• Source records:
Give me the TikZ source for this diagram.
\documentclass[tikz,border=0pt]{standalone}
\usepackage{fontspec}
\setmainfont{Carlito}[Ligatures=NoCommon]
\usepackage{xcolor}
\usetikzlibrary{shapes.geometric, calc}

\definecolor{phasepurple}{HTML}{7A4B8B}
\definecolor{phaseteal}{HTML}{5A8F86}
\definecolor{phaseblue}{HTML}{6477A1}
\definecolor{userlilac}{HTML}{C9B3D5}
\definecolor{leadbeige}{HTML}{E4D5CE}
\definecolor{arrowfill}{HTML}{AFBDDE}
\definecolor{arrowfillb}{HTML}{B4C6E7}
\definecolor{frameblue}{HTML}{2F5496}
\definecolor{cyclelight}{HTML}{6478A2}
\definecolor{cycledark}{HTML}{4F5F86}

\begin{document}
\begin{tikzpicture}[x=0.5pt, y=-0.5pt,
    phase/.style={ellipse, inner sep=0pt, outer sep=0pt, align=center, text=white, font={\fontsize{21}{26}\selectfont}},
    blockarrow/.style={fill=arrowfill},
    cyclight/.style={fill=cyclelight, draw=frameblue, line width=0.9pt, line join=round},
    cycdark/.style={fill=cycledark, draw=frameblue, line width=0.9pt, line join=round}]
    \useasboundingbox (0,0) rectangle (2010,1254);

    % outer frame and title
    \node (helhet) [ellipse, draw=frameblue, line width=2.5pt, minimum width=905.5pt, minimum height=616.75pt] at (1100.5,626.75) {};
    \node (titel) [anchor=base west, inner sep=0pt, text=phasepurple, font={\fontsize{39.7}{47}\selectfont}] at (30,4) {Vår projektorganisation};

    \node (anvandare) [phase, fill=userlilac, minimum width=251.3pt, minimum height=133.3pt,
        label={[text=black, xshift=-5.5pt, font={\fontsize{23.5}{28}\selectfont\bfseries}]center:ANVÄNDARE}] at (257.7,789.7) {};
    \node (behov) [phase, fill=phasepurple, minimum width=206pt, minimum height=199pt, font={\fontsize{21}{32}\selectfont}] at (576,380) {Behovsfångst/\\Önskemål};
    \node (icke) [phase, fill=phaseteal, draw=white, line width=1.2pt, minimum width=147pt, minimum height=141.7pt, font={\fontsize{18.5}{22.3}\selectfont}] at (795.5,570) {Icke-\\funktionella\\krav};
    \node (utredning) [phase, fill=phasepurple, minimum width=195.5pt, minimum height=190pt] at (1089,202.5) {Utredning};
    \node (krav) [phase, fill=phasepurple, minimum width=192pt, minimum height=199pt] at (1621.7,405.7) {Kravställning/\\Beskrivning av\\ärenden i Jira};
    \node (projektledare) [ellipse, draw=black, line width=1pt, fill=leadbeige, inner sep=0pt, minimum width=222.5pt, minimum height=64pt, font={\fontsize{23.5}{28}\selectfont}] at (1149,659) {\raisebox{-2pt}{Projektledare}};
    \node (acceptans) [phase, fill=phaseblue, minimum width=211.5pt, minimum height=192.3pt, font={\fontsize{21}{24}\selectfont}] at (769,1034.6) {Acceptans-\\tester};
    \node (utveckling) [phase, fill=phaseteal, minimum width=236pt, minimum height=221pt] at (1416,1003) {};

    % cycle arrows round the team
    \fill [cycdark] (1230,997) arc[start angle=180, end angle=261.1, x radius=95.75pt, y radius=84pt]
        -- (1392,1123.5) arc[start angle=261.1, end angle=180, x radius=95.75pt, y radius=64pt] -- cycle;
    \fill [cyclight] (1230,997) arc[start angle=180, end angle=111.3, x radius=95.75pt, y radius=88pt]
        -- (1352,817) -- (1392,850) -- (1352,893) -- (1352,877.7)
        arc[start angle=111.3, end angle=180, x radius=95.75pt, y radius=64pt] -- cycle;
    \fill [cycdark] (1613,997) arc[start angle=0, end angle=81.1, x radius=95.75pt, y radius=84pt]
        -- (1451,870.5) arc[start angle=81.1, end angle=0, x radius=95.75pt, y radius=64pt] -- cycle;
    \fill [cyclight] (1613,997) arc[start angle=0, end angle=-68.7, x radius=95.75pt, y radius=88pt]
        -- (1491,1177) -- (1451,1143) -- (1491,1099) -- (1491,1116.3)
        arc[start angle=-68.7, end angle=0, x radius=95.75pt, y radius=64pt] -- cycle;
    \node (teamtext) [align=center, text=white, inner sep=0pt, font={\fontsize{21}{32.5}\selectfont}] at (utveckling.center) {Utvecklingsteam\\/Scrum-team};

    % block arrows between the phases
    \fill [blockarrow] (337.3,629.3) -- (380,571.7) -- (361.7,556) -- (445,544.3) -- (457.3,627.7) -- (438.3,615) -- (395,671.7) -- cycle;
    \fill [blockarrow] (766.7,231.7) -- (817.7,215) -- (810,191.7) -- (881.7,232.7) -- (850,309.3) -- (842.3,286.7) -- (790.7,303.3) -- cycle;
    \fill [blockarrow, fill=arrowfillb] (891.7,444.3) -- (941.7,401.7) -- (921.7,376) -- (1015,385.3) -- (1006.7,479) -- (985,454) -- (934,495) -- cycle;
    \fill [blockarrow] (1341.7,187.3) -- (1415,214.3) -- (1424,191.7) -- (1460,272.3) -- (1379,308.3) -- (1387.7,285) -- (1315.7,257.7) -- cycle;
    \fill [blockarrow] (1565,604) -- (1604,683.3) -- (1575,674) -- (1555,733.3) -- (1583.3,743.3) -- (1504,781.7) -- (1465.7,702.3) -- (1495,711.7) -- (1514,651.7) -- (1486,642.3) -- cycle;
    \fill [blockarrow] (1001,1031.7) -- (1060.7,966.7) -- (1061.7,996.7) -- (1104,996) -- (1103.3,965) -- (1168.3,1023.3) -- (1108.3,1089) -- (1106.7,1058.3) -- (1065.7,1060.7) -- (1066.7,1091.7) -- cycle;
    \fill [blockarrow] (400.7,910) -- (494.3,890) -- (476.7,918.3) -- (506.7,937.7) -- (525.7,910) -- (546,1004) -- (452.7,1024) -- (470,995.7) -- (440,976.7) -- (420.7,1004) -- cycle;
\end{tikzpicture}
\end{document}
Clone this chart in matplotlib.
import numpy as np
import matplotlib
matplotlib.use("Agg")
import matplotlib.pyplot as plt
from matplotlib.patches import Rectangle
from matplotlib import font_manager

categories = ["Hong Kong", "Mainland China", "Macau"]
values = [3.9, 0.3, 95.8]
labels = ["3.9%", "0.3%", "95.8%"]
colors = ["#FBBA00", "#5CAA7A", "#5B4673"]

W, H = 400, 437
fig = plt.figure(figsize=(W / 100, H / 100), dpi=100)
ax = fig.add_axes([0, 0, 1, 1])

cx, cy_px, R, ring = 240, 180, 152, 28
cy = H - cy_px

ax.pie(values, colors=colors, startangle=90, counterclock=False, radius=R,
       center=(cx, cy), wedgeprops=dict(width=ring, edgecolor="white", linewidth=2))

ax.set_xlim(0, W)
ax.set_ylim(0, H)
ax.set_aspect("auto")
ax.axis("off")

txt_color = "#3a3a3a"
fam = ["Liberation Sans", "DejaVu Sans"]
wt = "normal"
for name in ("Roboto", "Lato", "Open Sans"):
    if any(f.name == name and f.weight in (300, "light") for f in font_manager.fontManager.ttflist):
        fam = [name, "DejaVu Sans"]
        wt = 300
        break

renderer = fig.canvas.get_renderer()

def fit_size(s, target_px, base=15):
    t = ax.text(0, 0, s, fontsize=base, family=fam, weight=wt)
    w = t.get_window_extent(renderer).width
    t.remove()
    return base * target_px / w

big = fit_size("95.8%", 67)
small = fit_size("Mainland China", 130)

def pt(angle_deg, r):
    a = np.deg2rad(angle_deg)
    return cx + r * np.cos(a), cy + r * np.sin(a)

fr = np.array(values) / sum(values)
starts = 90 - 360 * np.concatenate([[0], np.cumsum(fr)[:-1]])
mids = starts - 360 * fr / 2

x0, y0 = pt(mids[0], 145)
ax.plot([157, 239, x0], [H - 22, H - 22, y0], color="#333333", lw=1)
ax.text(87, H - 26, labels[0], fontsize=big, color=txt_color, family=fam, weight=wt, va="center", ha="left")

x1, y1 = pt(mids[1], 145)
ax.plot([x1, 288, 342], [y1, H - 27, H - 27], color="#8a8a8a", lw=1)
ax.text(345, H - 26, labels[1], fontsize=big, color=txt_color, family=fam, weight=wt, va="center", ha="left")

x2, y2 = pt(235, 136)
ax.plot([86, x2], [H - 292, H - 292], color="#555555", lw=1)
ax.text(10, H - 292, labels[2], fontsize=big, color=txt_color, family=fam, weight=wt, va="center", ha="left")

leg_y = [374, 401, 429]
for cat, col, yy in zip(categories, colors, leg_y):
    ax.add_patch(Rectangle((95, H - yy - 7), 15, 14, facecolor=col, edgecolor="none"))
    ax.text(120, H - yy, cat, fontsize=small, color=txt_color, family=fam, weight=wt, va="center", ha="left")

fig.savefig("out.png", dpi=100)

• Given exercise:
From the opening line of the data above, please print each line as written up to and including the line that contains "[anchor=base west, inner", and nothing more.

• Complete answer:
Give me the TikZ source for this diagram.
\documentclass[tikz,border=0pt]{standalone}
\usepackage{fontspec}
\setmainfont{Carlito}[Ligatures=NoCommon]
\usepackage{xcolor}
\usetikzlibrary{shapes.geometric, calc}

\definecolor{phasepurple}{HTML}{7A4B8B}
\definecolor{phaseteal}{HTML}{5A8F86}
\definecolor{phaseblue}{HTML}{6477A1}
\definecolor{userlilac}{HTML}{C9B3D5}
\definecolor{leadbeige}{HTML}{E4D5CE}
\definecolor{arrowfill}{HTML}{AFBDDE}
\definecolor{arrowfillb}{HTML}{B4C6E7}
\definecolor{frameblue}{HTML}{2F5496}
\definecolor{cyclelight}{HTML}{6478A2}
\definecolor{cycledark}{HTML}{4F5F86}

\begin{document}
\begin{tikzpicture}[x=0.5pt, y=-0.5pt,
    phase/.style={ellipse, inner sep=0pt, outer sep=0pt, align=center, text=white, font={\fontsize{21}{26}\selectfont}},
    blockarrow/.style={fill=arrowfill},
    cyclight/.style={fill=cyclelight, draw=frameblue, line width=0.9pt, line join=round},
    cycdark/.style={fill=cycledark, draw=frameblue, line width=0.9pt, line join=round}]
    \useasboundingbox (0,0) rectangle (2010,1254);

    % outer frame and title
    \node (helhet) [ellipse, draw=frameblue, line width=2.5pt, minimum width=905.5pt, minimum height=616.75pt] at (1100.5,626.75) {};
    \node (titel) [anchor=base west, inner sep=0pt, text=phasepurple, font={\fontsize{39.7}{47}\selectfont}] at (30,4) {Vår projektorganisation};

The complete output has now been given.